It's open mic night on the Internet stage
A Stand-up Guy
This past week, I was watching Jon Stewart accepting his 2022 Mark Twain Prize. He was discussing how he got his start in comedy at the Comedy Cellar, and I couldn't help but compare the platform that comedy club provided and the platform (and opportunity) that the Internet provides:
I walked into a basement in Greenwich Village called the Comedy Cellar.
And when you're a comic, you look in a room, and 200 seats are facing one way.
And there's one stool, and it has a light shining on it.
And you walk into that room, and go, "That's gonna be my chair. I'm gonna sit in that one."
And you spend the rest of your career trying to earn that stool.
And some nights, man, you don't even belong in the club, you don't even belong on the street.
But you get back at it, because there isn't any fixed point in comedy where you make it or you don't make it.

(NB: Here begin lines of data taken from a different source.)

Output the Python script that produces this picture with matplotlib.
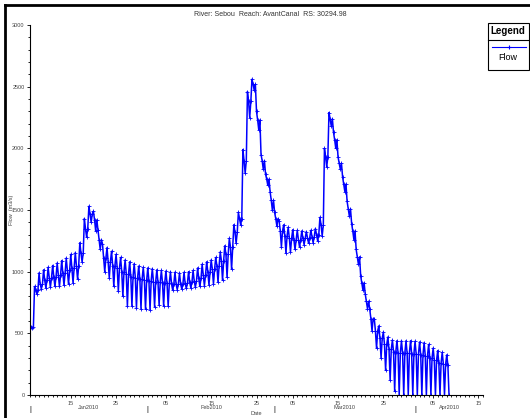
import numpy as np
import matplotlib
matplotlib.use("Agg")
import matplotlib.pyplot as plt
import matplotlib.dates as mdates
from matplotlib.lines import Line2D
from matplotlib.patches import Rectangle
from matplotlib.transforms import blended_transform_factory

plt.rcParams['font.family'] = ['Liberation Sans', 'DejaVu Sans']

# Daily high / low of the hourly flow (m3/s), day 0 = 06 Jan 2010
start_date = np.datetime64('2010-01-06T00:00')
flow_high = [560, 880, 990, 1015, 1035, 1050, 1070, 1090, 1110, 1140,
             1155, 1235, 1430, 1530, 1490, 1340, 1225, 1195, 1165, 1140,
             1115, 1095, 1080, 1065, 1045, 1035, 1030, 1025, 1015, 1010,
             1005, 1000, 995, 990, 995, 1000, 1010, 1030, 1060, 1080,
             1095, 1115, 1160, 1210, 1270, 1380, 1480, 1990, 2460, 2560,
             2300, 1950, 1790, 1650, 1480, 1410, 1380, 1360, 1340, 1335,
             1330, 1325, 1335, 1350, 1440, 2000, 2290, 2130, 1930, 1770,
             1570, 1390, 1180, 965, 820, 695, 620, 560, 510, 470,
             445, 440, 440, 440, 440, 435, 430, 425, 410, 380,
             360, 345, 325]
# lower edge of the dense part of the band
flow_band = [550, 850, 900, 930, 950, 960, 975, 990, 1010, 1030,
             1050, 1150, 1350, 1470, 1420, 1260, 1110, 1080, 1050, 1030,
             1000, 980, 960, 950, 940, 930, 925, 920, 915, 910,
             905, 900, 900, 900, 905, 915, 925, 945, 975, 1000,
             1020, 1050, 1090, 1140, 1200, 1320, 1430, 1900, 2380, 2520,
             2230, 1900, 1750, 1580, 1430, 1330, 1290, 1270, 1260, 1260,
             1270, 1275, 1285, 1300, 1380, 1930, 2240, 2070, 1880, 1710,
             1510, 1330, 1120, 910, 760, 620, 520, 460, 410, 370,
             350, 340, 340, 340, 335, 330, 325, 320, 300, 280,
             260, 250, 240]
flow_low = [540, 820, 860, 870, 875, 880, 880, 890, 900, 910,
            940, 1080, 1280, 1400, 1330, 1180, 1000, 950, 880, 840,
            800, 720, 720, 705, 700, 695, 690, 715, 730, 720,
            720, 850, 855, 860, 865, 870, 875, 880, 885, 895,
            900, 915, 930, 955, 1020, 1230, 1380, 1800, 2250, 2470,
            2150, 1830, 1700, 1500, 1370, 1200, 1150, 1160, 1180, 1200,
            1220, 1230, 1235, 1250, 1290, 1850, 2180, 2000, 1830, 1650,
            1450, 1260, 1060, 850, 700, 520, 380, 300, 200, 120,
            30, 0, 0, 0, 0, 0, 0, 0, 0, 0,
            0, 0, 0]

month_starts = ['2010-02-01', '2010-03-01', '2010-04-01']
month_labels = ['Jan2010', 'Feb2010', 'Mar2010', 'Apr2010']
x_end = np.datetime64('2010-04-16T00:00')

# per day: high, band, low, band (6-hourly steps)
t = []
q = []
for d in range(len(flow_high)):
    for h, v in zip([0, 6, 12, 18], [flow_high[d], flow_band[d], flow_low[d], flow_band[d]]):
        t.append(start_date + np.timedelta64(d * 24 + h, 'h'))
        q.append(v)
t = np.array(t[:-1]).astype('datetime64[m]').astype(object)
q = q[:-1]

fig = plt.figure(figsize=(5.30, 4.18), dpi=100)
ax = fig.add_axes([30 / 530, 1 - 395 / 418, 453 / 530, 370 / 418])

ax.plot(t, q, color='#0000ff', lw=1.1, marker='+', ms=2.6, mew=0.6)

ax.set_xlim(start_date.astype(object), x_end.astype(object))
ax.set_ylim(0, 3000)
for s in ['top', 'right']:
    ax.spines[s].set_visible(False)
for s in ['left', 'bottom']:
    ax.spines[s].set_linewidth(0.8)

ax.set_yticks(np.arange(0, 3001, 500))
ax.set_yticks(np.arange(0, 3001, 100), minor=True)
ax.xaxis.set_major_locator(mdates.DayLocator(bymonthday=[5, 15, 25]))
ax.xaxis.set_major_formatter(mdates.DateFormatter('%d'))
ax.xaxis.set_minor_locator(mdates.DayLocator())
ax.tick_params(axis='both', which='major', labelsize=4, length=2.5, width=0.6, pad=1.5, colors='black')
ax.tick_params(axis='both', which='minor', length=1.5, width=0.6)
for lab in ax.get_yticklabels():
    lab.set_color('#444444')
for lab in ax.get_xticklabels():
    lab.set_color('#444444')

# month row under the day ticks
tr = blended_transform_factory(ax.transData, ax.transAxes)
edges = [start_date.astype(object)] + [np.datetime64(m + 'T00:00').astype(object) for m in month_starts] + [x_end.astype(object)]
edge_num = [mdates.date2num(e) for e in edges]
for i, lab in enumerate(month_labels):
    mid = (edge_num[i] + edge_num[i + 1]) / 2
    ax.text(mid, -0.034, lab, transform=tr, fontsize=4, ha='center', va='center', color='#444444')
for e in edge_num[:-1]:
    ax.text(e, -0.04, '|', transform=tr, fontsize=5, ha='center', va='center', color='black')

ax.text(0.5, -0.05, 'Date', transform=ax.transAxes, fontsize=4, ha='center', va='center', color='#444444')
fig.text(11 / 530, 1 - 210 / 418, 'Flow  (m3/s)', fontsize=4, rotation=90,
         ha='center', va='center', color='#444444')

fig.text(270 / 530, 1 - 14 / 418, 'River: Sebou  Reach: AvantCanal  RS: 30294.98',
         fontsize=5, ha='center', va='center', color='#333333')

# legend box
fig.patches.append(Rectangle((488 / 530, 1 - 70 / 418), 41 / 530, 47 / 418, transform=fig.transFigure,
                             fill=False, edgecolor='black', lw=0.8))
fig.lines.append(Line2D([488 / 530, 529 / 530], [1 - 40 / 418] * 2, transform=fig.transFigure,
                        color='black', lw=0.8))
fig.text(508 / 530, 1 - 31 / 418, 'Legend', fontsize=7, fontweight='bold', ha='center', va='center')
fig.lines.append(Line2D([492 / 530, 526 / 530], [1 - 47 / 418] * 2, transform=fig.transFigure,
                        color='#0000ff', lw=0.8))
fig.lines.append(Line2D([509 / 530], [1 - 47 / 418], transform=fig.transFigure,
                        color='#0000ff', marker='+', ms=3, mew=0.8))
fig.text(508 / 530, 1 - 58 / 418, 'Flow', fontsize=6.5, ha='center', va='center')

# outer frame (top and left edges visible)
fig.lines.append(Line2D([5 / 530, 1.0], [1 - 5 / 418] * 2, transform=fig.transFigure, color='black', lw=2))
fig.lines.append(Line2D([5 / 530] * 2, [0, 1 - 5 / 418], transform=fig.transFigure, color='black', lw=2))

fig.savefig('out.png', dpi=100)
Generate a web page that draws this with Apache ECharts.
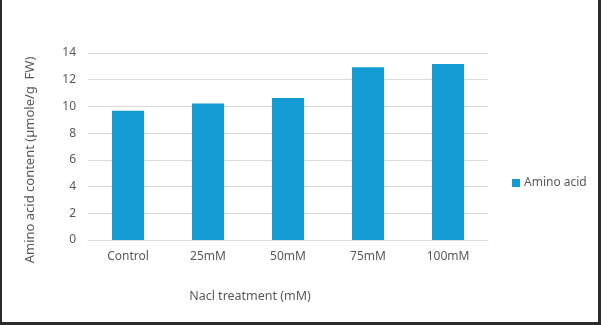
<!DOCTYPE html>
<html>
<head>
<meta charset="utf-8">
<script src="https://cdn.jsdelivr.net/npm/echarts@6/dist/echarts.min.js"></script>
<style>
  body{ margin:0; background:#ffffff; }
  .wrap{ position:relative; width:601px; height:325px; }
  #main{ position:absolute; left:0; top:0; width:601px; height:325px; }
  .frame{
    position:absolute; left:0; top:0; width:601px; height:325px;
    box-sizing:border-box;
    border-left:2px solid #2b2b2b;
    border-right:3px solid #2b2b2b;
    border-bottom:3px solid #2b2b2b;
    pointer-events:none;
  }
</style>
</head>
<body>
<div class="wrap">
  <div id="main"></div>
  <div class="frame"></div>
</div>
<script>
  var categories = ['Control', '25mM', '50mM', '75mM', '100mM'];
  var aminoAcid = [9.68, 10.22, 10.63, 12.93, 13.18];
  var seriesName = 'Amino acid';

  var chart = echarts.init(document.getElementById('main'));
  var txt = '#595959';
  var font = 'Noto Sans';

  chart.setOption({
    animation: false,
    backgroundColor: '#ffffff',
    legend: {
      data: [seriesName],
      orient: 'vertical',
      left: 507,
      top: 172,
      icon: 'rect',
      itemWidth: 8,
      itemHeight: 8,
      itemGap: 4,
      textStyle: { color: txt, fontSize: 12, fontFamily: font, padding: [0, 0, 0, -1] }
    },
    grid: {
      left: 88,
      right: 113,
      top: 53,
      bottom: 85
    },
    xAxis: {
      type: 'category',
      data: categories,
      name: 'Nacl treatment (mM)',
      nameLocation: 'middle',
      nameGap: 50,
      nameTextStyle: { color: txt, fontSize: 12.5, fontFamily: font, padding: [0, 76, 0, 0] },
      axisLine: { lineStyle: { color: '#d9d9d9' } },
      axisTick: { show: false },
      axisLabel: { color: txt, fontSize: 12, fontFamily: font, margin: 11 }
    },
    yAxis: {
      type: 'value',
      min: 0,
      max: 14,
      interval: 2,
      name: 'Amino acid content (µmole/g  FW)',
      nameLocation: 'middle',
      nameGap: 51,
      nameTextStyle: { color: txt, fontSize: 13, fontFamily: font, padding: [0, 27, 0, 0] },
      axisLine: { show: false },
      axisTick: { show: false },
      axisLabel: { color: txt, fontSize: 12, fontFamily: font, margin: 12 },
      splitLine: { lineStyle: { color: '#d9d9d9' } }
    },
    series: [
      {
        name: seriesName,
        type: 'bar',
        data: aminoAcid,
        barWidth: '40%',
        itemStyle: { color: '#159bd3' }
      }
    ]
  });
</script>
</body>
</html>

It's the journey, with the greatest friends I could ever possibly have made.
In the realm of creative expression, there is no fixed point when you've "made it", you have to just keep at it.
It's about the journey, showing up, and the incredible friends you make along the way.
How "The Writing Studio" parallels the Comedy Cellar
This month I'm kicking off a series of 1:1 sessions with Michael Dean for a writing accelerator that Write of Passage is running called "The Writing Studio". We are (aptly) going to be refining my recent essay about finding friends and communities on the internet.
I believe they ultimately want to curate and promote the writing that comes out of this new initiative. Could The Writing Studio become a springboard like the Comedy Cellar that gives writers a platform and a way to share and practice their material? I sure hope so.